Everyone’s weighing in on the primaries, and I’ve babbled to enough people in person with my thoughts that I gotta get them out here.
First, a TMI anecdote: Around a decade ago when we were at a conference in Chicago, E & I had a “scare” and bought fetus detectors for the only time for either of us. We had gotten worked up into a true sense of panic, and then when the rabbit didn’t die or whatever, we felt complete relief. That reaction was telling. Neither of us, although married and relatively stable, had any ambivalence in our reaction. No sense of “Well, we’re glad, but it would have been exciting.” It was 100% relief; even though we agree on the perspective, it’s for somewhat different reasons. So we continued to discuss and analyze the situation for a year or so, and then took action.
What does this have to do with the election? Well, sometimes we don’t know what we’ll do in a situation until we’re there. I’ve known I liked Obama for years. One of my few “I was there” moments (the other being seeing REM at Hoch Auditorium in Lawrence, KS, with my brother in 1984, drunk on Everclear and Crystal Light–Stipe never looked at the audience, but I’ve bragged about my musical edginess ever since) was when I was reading a lot of political blogs and told people, “A guy named Barack Obama from Illinois is going to be the first Black president.” It was quite a while before it was announced that he’d give the address at the Dem convention, and everyone saw how wise I was.

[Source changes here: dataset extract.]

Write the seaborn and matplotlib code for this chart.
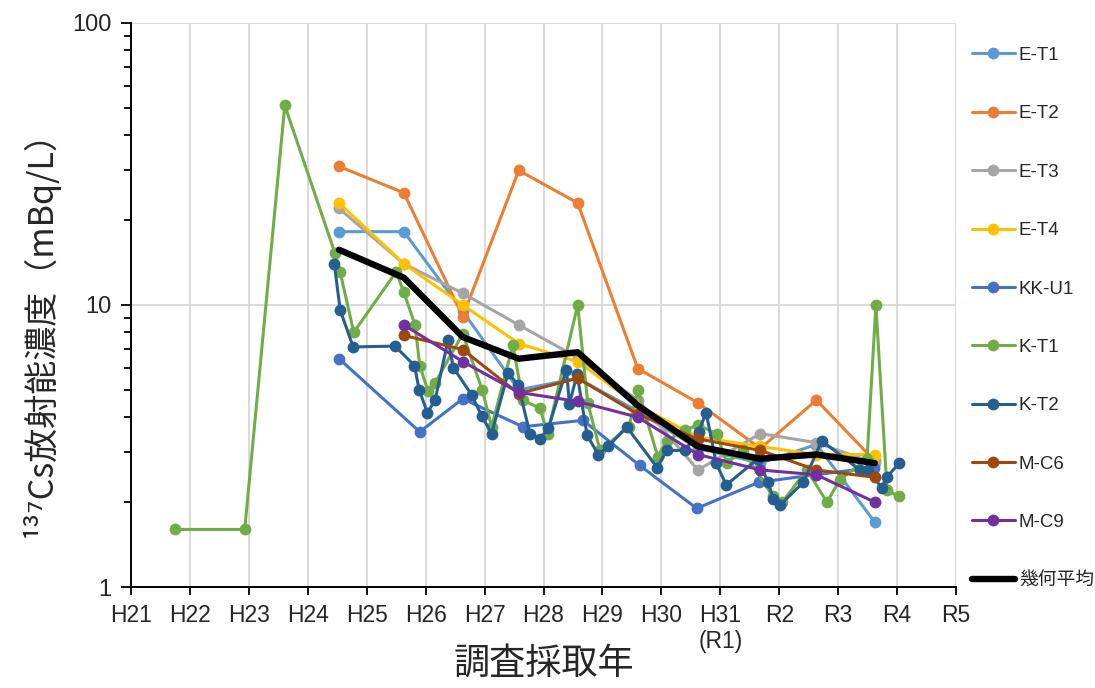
import matplotlib
matplotlib.use('Agg')
import matplotlib.pyplot as plt
from matplotlib.lines import Line2D
from matplotlib.ticker import NullFormatter
import pandas as pd
import seaborn as sns

# --- data (x: year position, H21=21 ... R5=35) ---
YEAR_TICKS = list(range(21, 36))
YEAR_LABELS = ['H21', 'H22', 'H23', 'H24', 'H25', 'H26', 'H27', 'H28', 'H29', 'H30',
               'H31\n(R1)', 'R2', 'R3', 'R4', 'R5']

SITES = ['E-T1', 'E-T2', 'E-T3', 'E-T4', 'KK-U1', 'K-T1', 'K-T2', 'M-C6', 'M-C9']
COLORS = ['#5B9BD5', '#ED7D31', '#A5A5A5', '#FFC000', '#4472C4',
          '#70AD47', '#255E91', '#9E480E', '#7030A0']

YEARLY_X = [24.53, 25.63, 26.63, 27.58, 28.58, 29.60, 30.62, 31.68, 32.63, 33.62]

ET1_v = [18.2, 18.2, 9.5, 5.0, 5.5, 4.2, 3.1, 2.75, 3.2, 1.7]
ET2_v = [31.0, 25.0, 9.1, 30.0, 23.0, 5.95, 4.5, 3.1, 4.6, 2.8]
ET3_v = [22.0, 14.0, 11.0, 8.5, 6.5, 4.6, 2.6, 3.5, 3.25, 2.75]
ET4_v = [23.0, 14.0, 10.0, 7.3, 6.3, 4.4, 3.4, 3.15, 2.95, 2.95]

KKU1_x = [24.53, 25.90, 26.63, 27.65, 28.67, 29.63, 30.60, 31.65, 32.60, 33.60]
KKU1_v = [6.45, 3.55, 4.65, 3.7, 3.9, 2.7, 1.9, 2.35, 2.5, 2.65]

MC6_x = YEARLY_X[1:]
MC6_v = [7.8, 6.95, 4.85, 5.5, 4.1, 3.35, 3.05, 2.6, 2.45]
MC9_x = YEARLY_X[1:]
MC9_v = [8.5, 6.3, 4.9, 4.55, 4.0, 2.95, 2.6, 2.5, 2.0]

KT1_x = [21.75, 22.93, 23.61, 24.46, 24.55, 24.78, 25.50, 25.63, 25.82, 25.90,
         26.04, 26.16, 26.63, 26.96, 27.12, 27.48, 27.65, 27.94, 28.07, 28.58,
         28.75, 28.96, 29.45, 29.60, 29.94, 30.09, 30.40, 30.62, 30.94, 31.11,
         31.38, 31.89, 32.05, 32.47, 32.81, 33.03, 33.49, 33.64, 33.83, 34.03]
KT1_v = [1.6, 1.6, 51.0, 15.3, 13.1, 8.0, 13.1, 11.1, 8.5, 6.1,
         4.95, 5.3, 7.9, 5.0, 3.7, 7.2, 4.6, 4.3, 3.5, 10.0,
         4.5, 3.05, 3.7, 5.0, 2.9, 3.3, 3.6, 3.75, 3.5, 2.75,
         3.05, 2.1, 2.0, 2.6, 2.0, 2.4, 2.85, 10.0, 2.2, 2.1]

KT2_x = [24.45, 24.55, 24.77, 25.48, 25.81, 25.89, 26.03, 26.16, 26.38, 26.47,
         26.78, 26.95, 27.12, 27.40, 27.57, 27.77, 27.94, 28.08, 28.39, 28.44,
         28.57, 28.74, 28.93, 29.10, 29.41, 29.93, 30.09, 30.40, 30.63, 30.76,
         30.93, 31.10, 31.64, 31.81, 31.90, 32.01, 32.41, 32.72, 33.37, 33.50,
         33.74, 33.82, 34.04]
KT2_v = [14.0, 9.6, 7.1, 7.15, 6.1, 5.0, 4.15, 4.6, 7.5, 6.0,
         4.8, 4.05, 3.5, 5.75, 5.2, 3.5, 3.35, 3.65, 5.9, 4.45,
         5.7, 3.45, 2.95, 3.15, 3.7, 2.65, 3.05, 3.05, 3.55, 4.15,
         2.75, 2.3, 2.85, 2.35, 2.05, 1.95, 2.35, 3.3, 2.6, 2.6,
         2.25, 2.45, 2.75]

MEAN_X = YEARLY_X
MEAN_V = [15.7, 12.5, 7.7, 6.45, 6.8, 4.4, 3.15, 2.85, 2.95, 2.75]
MEAN_LABEL = '幾何平均'

# --- long table for seaborn ---
series = [(YEARLY_X, ET1_v), (YEARLY_X, ET2_v), (YEARLY_X, ET3_v), (YEARLY_X, ET4_v),
          (KKU1_x, KKU1_v), (KT1_x, KT1_v), (KT2_x, KT2_v), (MC6_x, MC6_v), (MC9_x, MC9_v)]
rows = []
for name, (xs, vs) in zip(SITES, series):
    for x, v in zip(xs, vs):
        rows.append((name, x, v))
df = pd.DataFrame(rows, columns=['site', 'year', 'conc'])

sns.set_theme(style='white')
plt.rcParams['font.family'] = ['Liberation Sans', 'Noto Sans CJK JP', 'DejaVu Sans']
CJK = ['Noto Sans CJK JP', 'DejaVu Sans']

fig = plt.figure(figsize=(10.95, 6.88), dpi=100)
ax = fig.add_axes([0.1196, 0.1468, 0.7535, 0.8198])

sns.lineplot(data=df, x='year', y='conc', hue='site', hue_order=SITES,
             palette=dict(zip(SITES, COLORS)), estimator=None, sort=False,
             marker='o', markersize=8.5, markeredgewidth=0, linewidth=2.2,
             legend=False, ax=ax)
sns.lineplot(x=MEAN_X, y=MEAN_V, color='black', linewidth=4.6,
             estimator=None, sort=False, ax=ax)

ax.set_yscale('log')
ax.set_ylim(1, 100)
ax.set_xlim(21, 35)
ax.set_yticks([1, 10, 100], ['1', '10', '100'])
ax.yaxis.set_minor_formatter(NullFormatter())
ax.set_xticks(YEAR_TICKS, YEAR_LABELS)

ax.grid(True, which='major', color='#D9D9D9', linewidth=1.4)
ax.set_axisbelow(True)
for side in ['top', 'right']:
    ax.spines[side].set_visible(False)
for side in ['left', 'bottom']:
    ax.spines[side].set_color('black')
    ax.spines[side].set_linewidth(1.4)

ax.tick_params(axis='x', which='major', bottom=True, direction='out', length=6,
               width=1.3, color='black', labelsize=16.5, pad=6)
ax.tick_params(axis='y', which='both', left=True, direction='out',
               width=1.3, color='black', labelsize=17, pad=7)
ax.tick_params(axis='y', which='major', length=7)
ax.tick_params(axis='y', which='minor', length=5)

ax.set_xlabel('調査採取年', fontsize=26, family=CJK)
ax.xaxis.set_label_coords(0.5, -0.105)
ax.set_ylabel('¹³⁷Cs放射能濃度（mBq/L）', fontsize=24.5, family=CJK)
ax.yaxis.set_label_coords(-0.088, 0.4645)

handles = [Line2D([], [], color=c, marker='o', markersize=8.5, markeredgewidth=0,
                  linewidth=2.2) for c in COLORS]
handles.append(Line2D([], [], color='black', linewidth=4.6))
fig.legend(handles, SITES + [MEAN_LABEL], loc='upper left',
           bbox_to_anchor=(955 / 1095, 1 - 30 / 688), frameon=False,
           fontsize=13.5, labelspacing=2.2, handlelength=2.3, handletextpad=0.2)

fig.savefig('out.png', dpi=100)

Back to the scare. I’ve felt, and continue to feel, that I’ll gladly and enthusiastically support any of the Dem candidates (I don’t know enough about Gravel to say that, but you get my point). I’ll take Clinton, but I still really like Obama. But I couldn’t have predicted my level of disappointment in her win in NH, just like I couldn’t have predicted my reaction to pending offspring until I was forced to face it. Not that I don’t like her now, but it made me defensive of BO. Her victory motivated me to finally put my money where my mouth is and make a donation to his campaign.
My main reservation with him isn’t experience, which I guess will be his Achilles heel in the debates if he wins the nom, but I want to see the Repubs justify their support for W. No one had less experience than W, but that’s not what makes him a shitty president. No, my main reservation is with myself. Frankly, for as much as I try to pay attention, I can’t tell you all the things that separate him from his rivals. It’s more of a gut, and that sucks because it makes me sounds like W (“I looked into his soul…”). But the thing is, I don’t know when I’ve heard him say something that I really don’t like. I just think he’s great, and I think he’s sincere, and I think he’s brilliant, and he sure as hell wouldn’t embarrass me. I’m sure I’ll get pissed when he has to compromise, but I can overlook some of that for pragmatics. I defended Bill Clinton for Don’t Ask Don’t Tell, even though it’s stupid, because it was at least a step in the right direction. I defended Hillary’s healthcare proposal, though clearly flawed, because it was really the first time anyone had tried something like that (to my knowledge). I guess I’m a sellout (hell, I probably agree with Kucinich on more issues, but I can’t quite vote for him), but I only take my principles so far. But damn, it sure would be nice to get a 3rd party really moving, just not at the expense of my vote. I’m a flip-flopper.
A few quick takes on the primaries:
- If a Repub wins the general election, I sure hope it’s McCain. For all his flaws (like the war), I don’t think he’s quite as full of shit as the rest of them, and he at least has a history of attempting some bipartisan action.
- I’m disappointed that Bill Richardson is apparently dropping out. He’s really impressed me in the debates, and I think he elevated the discussion. Aside from the too-white teeth, I think he’s genuine and really capable.
- Kerry just endorsed Obama, which is nice I guess. I would have taken any one of the folks running now over Kerry in 2004. This is a really good crop, if you ask me. I’ll be proud to pull for them.
- I know it’s a tired cliche, but I really hate the negative stuff (another reason I like Obama is I think he’s really reluctant to go there). They agree on more than they disagree on, and one of them will probably end up recruiting another one of them as a running mate, so all that slamming crap is dumb. Keep it to on the Repubs and respectfully disagree with each other.
- I think Hillary’s crying was fake. Who the hell gets that emotional about something like this? Like I said, I’ll still support her if she gets it, but I don’t think she does anything that isn’t calculated.
- Even the Repubs are a breath of fresh air compared to W. I hate them, but at least they can put a sentence together and don’t sound like nouveau cowboys.
- Finally, I really respect what Ashley and others have said in their support for Edwards, and of course I’ll gladly back him if he gets the nom, but even though NO is my passion, it’s not my only issue, and I have a harder time getting behind him. I don’t care about the hair or the mansion or the trial lawyer crap he gets, but again, I don’t have as much confidence in him as I’d like to have. I hope he keeps pushing the Katrina issues though and makes them remember.